22-Day Uganda Road Trip Map
Here’s our exact recommended self-drive route through the country.
How Much Did This Uganda Road Trip Cost?
East Africa is freakishly expensive. There, I said it. As someone who spends most of their time in South Asia, Asia, and the Middle East, this was shocking to my wallet.
I spent more in any East African country than I did in Japan.
This is mostly because of the “big ticket items” in East Africa: safaris, gorilla trekking, and car rentals. But the regular backpacker stuff adds up quickly, too.
Here are some general prices to keep in mind as of Sept 2025 in Uganda.
Car Rentals: $50-$200 per day. This is the biggest fluctuation because it depends on the company, availability, and type of vehicle. The cheapest option is a 4×4 Rav4. I think you could definitely get away with booking this vehicle for two in the dry season. The only concern is whether they can outfit it with a pop-tent. Most will not. That would mean sleeping on the ground.
Fuel: $1.20 per liter
Meals in a Restaurant: ~$5-10 per plate
Street Food: $2 per Rolex
Camping: $10 per person
National Park Fees: $40 per person for 24 hours
Gorilla Treks: $800 per person
Night Safari: $30 per person
Guides for National Parks: $25 per car for 4-hour drive
Let’s look at our exact Uganda road trip costs. But don’t fret! You can do it for cheaper.
4×4 Car Rental: $2,400 (30 days for us, not 22)
Fuel: $955.24
Groceries: $172.51
Restaurants: $140
Coffee Shops: $42
National Park Fees + Guides: $784.35
Camping Fees: $587
Complete Total: $5,400 for two of us.
It was quite possibly the most expensive travel month we’ve ever had. This doesn’t even include the $1,600 we spent on Gorilla Trekking permits months in advance.
Read More: Is a self-drive safari actually cheaper?

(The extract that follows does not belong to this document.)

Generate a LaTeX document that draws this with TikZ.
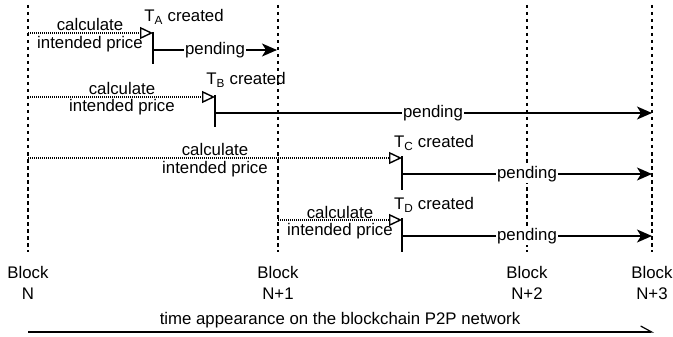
\documentclass[tikz,border=0pt]{standalone}
\usepackage{fontspec}
\setmainfont{Liberation Sans}
\usetikzlibrary{arrows.meta}
\begin{document}
\begin{tikzpicture}[x=1pt,y=-1pt,
  txt/.style={font=\fontsize{16.8}{19}\selectfont, inner sep=0pt},
  blockline/.style={line width=1.3pt, dash pattern=on 3.5pt off 3.5pt},
  calcarrow/.style={line width=1.1pt, dash pattern=on 1pt off 1pt, -{Triangle[open,length=13pt,width=12pt,line width=1.4pt]}},
  pendarrow/.style={line width=1.4pt, -{Stealth[length=15pt,width=13pt,inset=4pt]}},
  tick/.style={line width=2pt},
  pendlbl/.style={txt, fill=white, inner xsep=1pt, inner ysep=1pt},
]
\useasboundingbox (0,0) rectangle (673,337);

% block dashed lines
\foreach \n/\x in {b0/28, b1/278, b2/527, b3/652} {
  \coordinate (\n top) at (\x,5);
  \coordinate (\n bot) at (\x,252);
  \draw[blockline] (\n top) -- (\n bot);
}

% ---- Row A ----
\coordinate (aS) at (28,33);
\coordinate (aT1) at (153,32);
\coordinate (aT2) at (153,64);
\coordinate (aC) at (153,33);
\coordinate (aP) at (153,50);
\coordinate (aE) at (277,50);
\draw[calcarrow] (aS) -- (aC);
\draw[tick] (aT1) -- (aT2);
\draw[pendarrow] (aP) -- (aE);
\node[pendlbl] (apend) at (215,50) {pending};
\node[txt] (acalc) at (90,24) {calculate};
\node[txt] (aint) at (90,44) {intended price};
\node[txt] (acr) at (184,17) {T\textsubscript{A} created};

% ---- Row B ----
\coordinate (bS) at (28,97);
\coordinate (bT1) at (215,95);
\coordinate (bT2) at (215,127);
\coordinate (bC) at (215,97);
\coordinate (bP) at (215,113);
\coordinate (bE) at (652,113);
\draw[calcarrow] (bS) -- (bC);
\draw[tick] (bT1) -- (bT2);
\draw[pendarrow] (bP) -- (bE);
\node[pendlbl] (bpend) at (433,113) {pending};
\node[txt] (bcalc) at (122,88) {calculate};
\node[txt] (bint) at (122,107) {intended price};
\node[txt] (bcr) at (246,80) {T\textsubscript{B} created};

% ---- Row C ----
\coordinate (cS) at (28,158);
\coordinate (cT1) at (402,156);
\coordinate (cT2) at (402,190);
\coordinate (cC) at (402,158);
\coordinate (cP) at (402,174);
\coordinate (cE) at (652,174);
\draw[calcarrow] (cS) -- (cC);
\draw[tick] (cT1) -- (cT2);
\draw[pendarrow] (cP) -- (cE);
\node[pendlbl] (cpend) at (527,174) {pending};
\node[txt] (ccalc) at (215,149) {calculate};
\node[txt] (cint) at (215,169) {intended price};
\node[txt] (ccr) at (434,143) {T\textsubscript{C} created};

% ---- Row D ----
\coordinate (dS) at (278,220);
\coordinate (dT1) at (402,218);
\coordinate (dT2) at (402,252);
\coordinate (dC) at (402,220);
\coordinate (dP) at (402,236);
\coordinate (dE) at (652,236);
\draw[calcarrow] (dS) -- (dC);
\draw[tick] (dT1) -- (dT2);
\draw[pendarrow] (dP) -- (dE);
\node[pendlbl] (dpend) at (527,236) {pending};
\node[txt] (dcalc) at (340,212) {calculate};
\node[txt] (dint) at (340,231) {intended price};
\node[txt] (dcr) at (434,205) {T\textsubscript{D} created};

% block labels
\node[txt, align=center, font=\fontsize{16.8}{21}\selectfont] (lN) at (28,283) {Block\\N};
\node[txt, align=center, font=\fontsize{16.8}{21}\selectfont] (lN1) at (278,283) {Block\\N+1};
\node[txt, align=center, font=\fontsize{16.8}{21}\selectfont] (lN2) at (527,283) {Block\\N+2};
\node[txt, align=center, font=\fontsize{16.8}{21}\selectfont] (lN3) at (652,283) {Block\\N+3};

% time axis
\node[txt] (tlabel) at (340,320) {time appearance on the blockchain P2P network};
\coordinate (tS) at (28,332);
\coordinate (tE) at (654,332);
\draw[line width=1.2pt, -{Straight Barb[left,length=11pt,width=12pt,line width=1.2pt]}] (tS) -- (tE);
\end{tikzpicture}
\end{document}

If you were just planning on backpacking, you could obviously cut the car fees and travel on $25 per person bus routes. BUT accommodation in Uganda is tricky. Most places to stay are in the $100 per night range. You’ll pretty much never find one (without going door to door) that is less than $30 a night, and that’s in the largest cities. Near national parks, forget about it.